READ MORE: CNN prez Jeff Zucker spoke to me and Matt Kempner last fall. 

"We need to pivot and change the company from the inside out," he said. "As TV is getting more fragmented and barriers to entry are falling through the floor, we have to make sure our brands are top of mind."

He made a not-so-subtle diss of Netflix without being completely direct about it. While noting that in the past, networks needed to be content and distribution kings, there is now a third leg to the stool. "You need to have a greater consumer experience," he said. "Netflix gives you a great consumer experience.
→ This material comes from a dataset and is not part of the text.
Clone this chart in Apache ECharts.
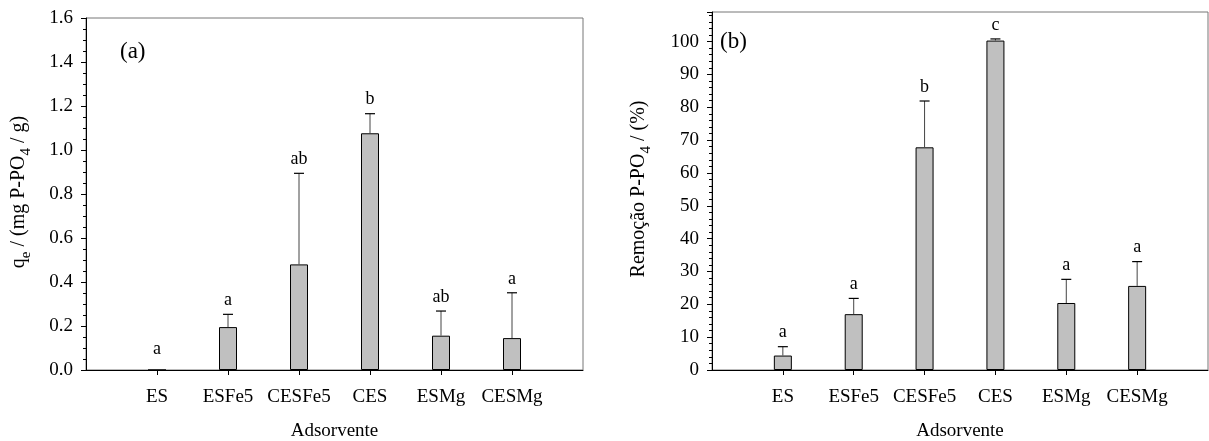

You can have inferior content and a great business." (Note he didn't say Netflix had inferior content but the juxtaposition is clear.)

Martin doesn't just want consumers of Turner brands. He wants fans. There are true fans of Adult Swim and TCM, for instance. TNT and TBS, broader channels, don't quite have that type of loyal following. Martin is jealous of Time Warner-owned HBO's 'Game of Thrones" for its enthusiastic fan following. He said a friend told him he shelled out $150 just to hear an entire concert of "Game of Thrones" music with a trailer at the end and had no regrets.

"We have to get better in how to monetize our brands and franchises in a 360-degree way," Martin said. "Traditionally, you get advertising dollars on reach or whatever Nielsen tells you. It's a fundamental change in the business. I think more than ever, we'll be moving more to fandom."

Martin noted his college-aged daughter mostly watches on Netflix on her laptop. When he offered to get her a TV for her dorm room, she scoffed. "A TV?" she said. "That's a s****y gift!" His 10 year old watches YouTube videos for gaming on his iPad.

"That's content to them," he said. "We're now competing with gaming content and user-generated content. This is completely unappealing to me but wildly appealing to younger generations. That's what we have to prepare for in terms of our reality going forward."

DISCLOSURE: I am a board member of the Atlanta Press Club.